Other times, this reality is far from the truth. There are several aspects of owning a business that can drive you up the wall, and several components of business management that, if not continually checked, can culminate to ruin you and your progress in the business world.

One of these aspects of running a business is to ensure that you’re providing the safest business space possible for your customers, vendors, and employees.

If you own a business that invites the public in to shop or browse your services in a physical location, there are several things you can do to ensure that you’re operating your space at the safest levels possible.

Why Does it Matter?

Accidents happen. This is a fact.

You might’ve, at one point or another, heard of the term known as “Murphy’s Law.” This is a theoretical philosophy that basically means “what can go wrong, will go wrong.” Other interpretations prefer the less negative connotation of, “what can happen, will happen.” But, you get the gist.

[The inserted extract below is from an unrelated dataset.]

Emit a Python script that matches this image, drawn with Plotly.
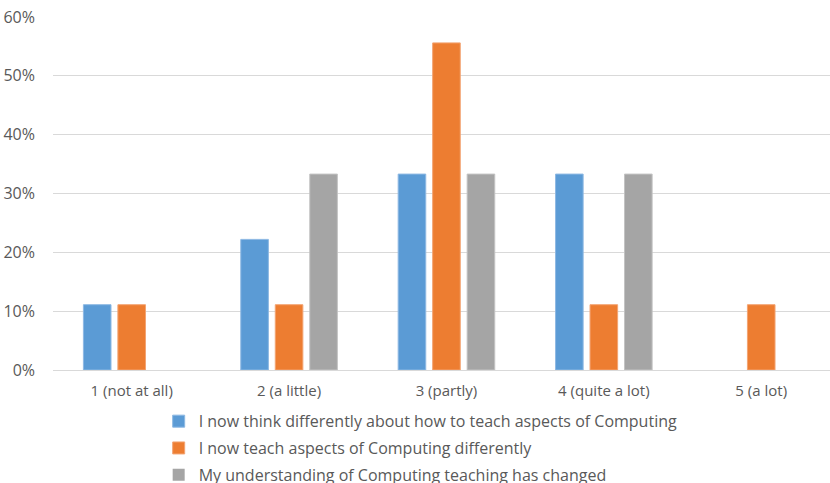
import plotly.graph_objects as go

categories = ["1 (not at all)", "2 (a little)", "3 (partly)", "4 (quite a lot)", "5 (a lot)"]
think_differently = [0.111, 0.222, 0.333, 0.333, 0.0]
teach_differently = [0.111, 0.111, 0.556, 0.111, 0.111]
understanding_changed = [0.0, 0.333, 0.333, 0.333, 0.0]
series_names = [
    "I now think differently about how to teach aspects of Computing",
    "I now teach aspects of Computing differently",
    "My understanding of Computing teaching has changed",
]
colors = ["#5B9BD5", "#ED7D31", "#A5A5A5"]
edge_colors = ["#8DB8E3", "#F3A473", "#C3C3C3"]
y_ticks = [0, 0.1, 0.2, 0.3, 0.4, 0.5, 0.6]

font_family = "Open Sans, Noto Sans, sans-serif"
text_color = "#595959"

fig = go.Figure()
for i, (name, vals) in enumerate(zip(series_names,
                                     [think_differently, teach_differently, understanding_changed])):
    # no outline on empty bars so they stay invisible
    widths = [1 if v > 0 else 0 for v in vals]
    fig.add_trace(go.Bar(
        x=list(range(len(categories))),
        y=vals,
        name=name,
        legendgroup=f"g{i}",
        marker=dict(color=colors[i], line=dict(color=edge_colors[i], width=widths)),
        hoverinfo="x+y",
    ))

fig.update_layout(
    width=830,
    height=483,
    margin=dict(l=53, r=0, t=17, b=113, autoexpand=False),
    paper_bgcolor="white",
    plot_bgcolor="white",
    barmode="group",
    bargap=0.3425,
    bargroupgap=0.2,
    font=dict(family=font_family, color=text_color, size=14),
    showlegend=True,
    legend=dict(
        orientation="v",
        x=0.136,
        xanchor="left",
        y=-0.097,
        yanchor="top",
        font=dict(size=16, color=text_color),
        tracegroupgap=3,
        itemwidth=30,
        bgcolor="rgba(0,0,0,0)",
    ),
    xaxis=dict(
        tickmode="array",
        tickvals=list(range(len(categories))),
        ticktext=categories,
        range=[-0.5, 4.437],
        showgrid=False,
        zeroline=False,
        showline=False,
        ticks="",
        tickfont=dict(size=15, color=text_color),
        ticklabelstandoff=10,
        automargin=False,
    ),
    yaxis=dict(
        range=[0, 0.6],
        tickvals=y_ticks,
        tickformat=".0%",
        showgrid=True,
        gridcolor="#D9D9D9",
        gridwidth=1,
        zeroline=True,
        zerolinecolor="#D9D9D9",
        zerolinewidth=1,
        showline=False,
        ticks="",
        tickfont=dict(size=16, color=text_color),
        ticklabelstandoff=17,
        automargin=False,
    ),
)

fig.write_html("out.html")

Some people have also referred to Murphy’s Law as the rule of things going wrong when proper precautions aren’t taken, and this is true to a degree.

Regardless, Murphy may very well be living in your business establishment, and you really don’t want old man Murphy hanging around.

Whether you have a clothing store, grocery store, or you sell T-shirts, if someone has an accident in your store, you will be held responsible if you’re found to be negligent in fixing the problem which caused the accident.

In fact, many people who have had a slip-and-fall in a business establishment consider taking legal action against the proprietor of the business. And, many of these plaintiffs win their cases.

What Can I Do About It?

It’s often said that an ounce of prevention is worth a pound of cure, and this old adage is full of timeless wisdom.

Correcting any problems you notice in your establishment is the first step in keeping yourself in good graces in case a lawsuit is filed against you. In fact, as each business has financial obligations to meet, you can consider spending money to mitigate any hazards in your business establishment by practicing sound financial due diligence.

Start by going through your business space and taking note of what might be considered a hazard. You can start by answering the following questions:

  • Do I have enough wet floor signs?
  • Are there any water leaks that need to be fixed?
  • Are there any broken tiles on the floor that need repair?
  • Are the thresholds and walkways safe for heavy traffic?
  • Are any overhanging signs improperly secured?
  • Is my merchandise stocked in a safe manner?
  • Is there a risk of anything falling?

This is just a shortlist of questions you can ask yourself as you survey your business space. Depending on what type of business you run, you may want to omit a few of these or add a few of your own.

The bottom line is to go through your property with a fine-toothed comb and take note of any problem areas that need repair and make the repairs as quickly as possible. 

Secondary Precautions

We’re all human, and sometimes we don’t always catch underlying problems right away. In the event that you’d feel more comfortable with more eyes to check for possible hazards, hire a safety inspector to thoroughly check your business space for possible issues.

Safety inspectors document their inspections, so you’ll also have the additional documentation to use as proof that you were trying to correct the problem if someone has an accident in your store before you’re able to fix it.

On that note, documentation is also a key preventative action. Personal injury lawsuits often rely on the fact that you, the business owner, were aware of the problem and were negligent in fixing it.

In the event of a lawsuit, if you can prove that you were aware of the problem and were in the process of fixing it, you’ll most likely have a better day in court At the end of the day, taking the proper preventative measures, and documenting these preventative measures is the only thing that will ensure that your business meets adequate safety standards.